Quartäre Audiovisualität

Zu Beginn des 21. Jahrhunderts schwindet so die kulturelle Dominanz des reproduzierenden Fotorealismus. Wenn nicht an seine Stelle, dann doch an seine Seite tritt hyperrealistische Audiovisualität. Bietet mechanische Audiovisualität eine nicht speicherbare Spiegelung und industrielle Audiovisualität eine gespeicherte Spiegelung, die nur zeigen kann, was sich vor einem Objektiv tatsächlich zutrug, so bringt das digitale Transmedium die Befähigung zu fiktiver Spiegelung, beliebiger Speicherung und Nachbesserung. Bilder und Töne, gleichwohl sie fotorealistisch anmuten, entstammen dem technischen Prinzip nach unabschließbarer und arbiträrer Filterung, Konstruktion und Manipulation. Erstrebt wird anstelle manueller Imitation oder maschineller Reproduktion nun virtuelle Konstruktion. Deren Resultat ist weder Original noch Kopie, sondern eine Variante, die sich wiederum nicht nur endlos kopieren, sondern ebenso endlos variieren lässt.

Digitale Audiovisualität, das ist ihre kategoriale Differenz, verschmilzt gestalterische Souveränität, wie sie handwerklicher Bildlichkeit eignet, mit den Qualitäten industrieller Reproduktion. Diese einzigartige Ermächtigung erscheint gleich der Durchsetzung des Fotorealismus als Nach- und Vorteil. Ersteren sieht man im Verlust indexikalischer Authentizität. Er macht das Abbildparadigma der industriellen Medien als historisches Intermezzo erkennbar. Denn im digitalen Transmedium stellt sich die Frage nach der Authentizität der Gehalte wieder wie zu vorindustriellen Zeiten: als etwas, das sich nicht an mediale Qualitäten, sondern an Autorenschaft bindet.

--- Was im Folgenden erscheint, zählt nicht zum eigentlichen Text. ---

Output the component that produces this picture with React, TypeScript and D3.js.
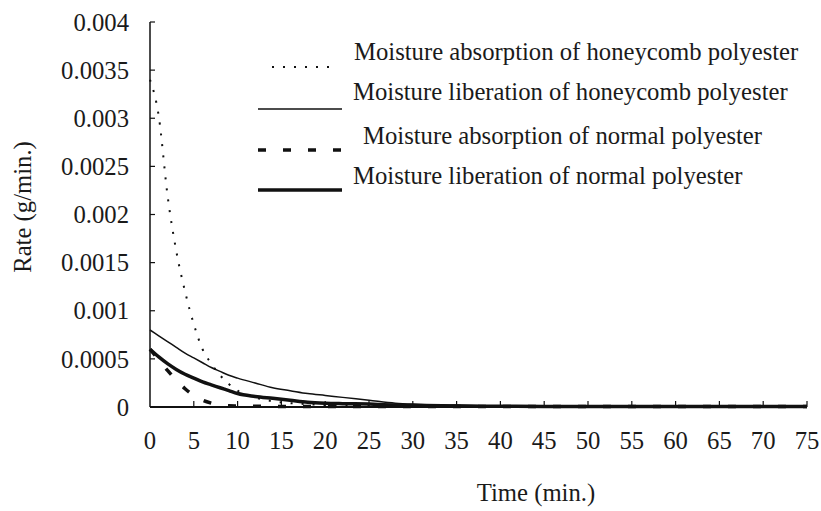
import React from "react";
import * as d3 from "d3";

const times = [0, 1, 2, 3, 4, 5, 6, 7, 8, 9, 10, 12, 14, 16, 18, 20, 22, 25, 28, 30, 35, 40, 45, 50, 55, 60, 65, 70, 75];
const absorptionHoneycomb = [0.0034, 0.00302, 0.0022, 0.00162, 0.0012, 0.00086, 0.0006, 0.00045, 0.00033, 0.00024, 0.00017, 0.0001, 0.00006, 0.00004, 0.00003, 0.00002, 0.000015, 0.00001, 0.00001, 0.00001, 0.00001, 0.00001, 0.00001, 0.00001, 0.00001, 0.00001, 0.00001, 0.00001, 0.00001];
const liberationHoneycomb = [0.0008, 0.00074, 0.00068, 0.00062, 0.00056, 0.00051, 0.00046, 0.00041, 0.00037, 0.00033, 0.0003, 0.00025, 0.0002, 0.00017, 0.00014, 0.00012, 0.0001, 0.00007, 0.00004, 0.00003, 0.00002, 0.00001, 0.000008, 0.000006, 0.000005, 0.000005, 0.000005, 0.000005, 0.000005];
const absorptionNormal = [0.0006, 0.00049, 0.00038, 0.00028, 0.00019, 0.00012, 0.00007, 0.00004, 0.00002, 0.000012, 0.00001, 0.000008, 0.000006, 0.000005, 0.000005, 0.000005, 0.000005, 0.000005, 0.000005, 0.000005, 0.000005, 0.000005, 0.000005, 0.000005, 0.000005, 0.000005, 0.000005, 0.000005, 0.000005];
const liberationNormal = [0.0006, 0.00052, 0.00045, 0.00039, 0.00034, 0.0003, 0.00026, 0.00023, 0.0002, 0.00017, 0.00014, 0.00011, 0.00009, 0.00007, 0.00005, 0.00004, 0.000035, 0.00003, 0.00002, 0.000015, 0.00001, 0.000008, 0.000006, 0.000005, 0.000005, 0.000005, 0.000005, 0.000005, 0.000005];

const yTicks = [0, 0.0005, 0.001, 0.0015, 0.002, 0.0025, 0.003, 0.0035, 0.004];
const yTickLabels = ["0", "0.0005", "0.001", "0.0015", "0.002", "0.0025", "0.003", "0.0035", "0.004"];
const xTicks = [0, 5, 10, 15, 20, 25, 30, 35, 40, 45, 50, 55, 60, 65, 70, 75];

const seriesNames = [
  "Moisture absorption of honeycomb polyester",
  "Moisture liberation of honeycomb polyester",
  "Moisture absorption of normal polyester",
  "Moisture liberation of normal polyester",
];

const styles = [
  { width: 2, dash: "2 9" },
  { width: 1.5, dash: "" },
  { width: 3.5, dash: "8 17" },
  { width: 3.5, dash: "" },
];

const legendY = [67, 109, 150, 190];
const legendTextY = [51, 91, 135, 175];
const legendTextX = [354, 353, 363, 353];
const legendLineX = [[272, 338], [258, 342], [258, 342], [258, 342]];

export default function App() {
  const W = 821, H = 511;
  const FS = 24.7;
  const x = d3.scaleLinear().domain([0, 75]).range([150, 807]);
  const y = d3.scaleLinear().domain([0, 0.004]).range([407, 22]);
  const font = "'Liberation Serif', 'Times New Roman', serif";
  const seriesData = [absorptionHoneycomb, liberationHoneycomb, absorptionNormal, liberationNormal];
  const line = d3
    .line<number>()
    .x((_, i) => x(times[i]))
    .y((d) => y(d))
    .curve(d3.curveMonotoneX);
  const color = "#111";
  return (
    <svg width={W} height={H} style={{ position: "absolute", left: 0, top: 0, background: "#fff" }}>
      <rect x={0} y={0} width={W} height={H} fill="#fff" />
      <line x1={x(0)} x2={x(0)} y1={y(0.004)} y2={y(0)} stroke={color} strokeWidth={1.5} />
      <line x1={x(0)} x2={x(75)} y1={y(0)} y2={y(0)} stroke={color} strokeWidth={2} />
      {yTicks.map((t, i) => (
        <g key={"yt" + i}>
          <line x1={x(0)} x2={x(0) + 5} y1={y(t)} y2={y(t)} stroke={color} strokeWidth={1.2} />
          <text x={129} y={y(t)} dy="0.35em" textAnchor="end" fontFamily={font} fontSize={FS} fill="#1a1a1a">
            {yTickLabels[i]}
          </text>
        </g>
      ))}
      {xTicks.map((t, i) => (
        <g key={"xt" + i}>
          {t > 0 && <line x1={x(t)} x2={x(t)} y1={y(0)} y2={y(0) - 6} stroke={color} strokeWidth={1.2} />}
          <text x={x(t)} y={440} dy="0.35em" textAnchor="middle" fontFamily={font} fontSize={FS} fill="#1a1a1a">
            {t}
          </text>
        </g>
      ))}
      <text x={536} y={492} dy="0.35em" textAnchor="middle" fontFamily={font} fontSize={FS} fill="#1a1a1a">
        Time (min.)
      </text>
      <text
        transform={`translate(22,207) rotate(-90)`}
        dy="0.35em"
        textAnchor="middle"
        fontFamily={font}
        fontSize={FS}
        fill="#1a1a1a"
      >
        Rate (g/min.)
      </text>
      {seriesData.map((d, i) => (
        <path
          key={"s" + i}
          d={line(d) || ""}
          fill="none"
          stroke={color}
          strokeWidth={styles[i].width}
          strokeDasharray={styles[i].dash}
        />
      ))}
      {seriesNames.map((n, i) => (
        <g key={"lg" + i}>
          <line
            x1={legendLineX[i][0]}
            x2={legendLineX[i][1]}
            y1={legendY[i]}
            y2={legendY[i]}
            stroke={color}
            strokeWidth={styles[i].width}
            strokeDasharray={styles[i].dash}
          />
          <text x={legendTextX[i]} y={legendTextY[i]} dy="0.35em" fontFamily={font} fontSize={FS} fill="#1a1a1a">
            {n}
          </text>
        </g>
      ))}
    </svg>
  );
}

Als Vorteil dagegen tritt die Manipulierbarkeit hyperrealistischer Audiovisionen durch Produzierende wie Rezipierende hervor. Ihre Popularisierung, wie sie sich in OFF- und Online-Spielwelten ankündigt, beruht dabei auf dem qualifizierten Einsatz digitaler Medientechnik nicht nur – wie bei Film und Fernsehen – durch Produzenten und Distributoren, sondern zur Nutzung des Rückkanals auch auf Seiten der Rezipienten selbst. Damit bedeutet digitale Audiovisualität medienhistorisch die nächste Entwicklungsstufe – den Übergang von der tertiären zur quartären Audiovisualität.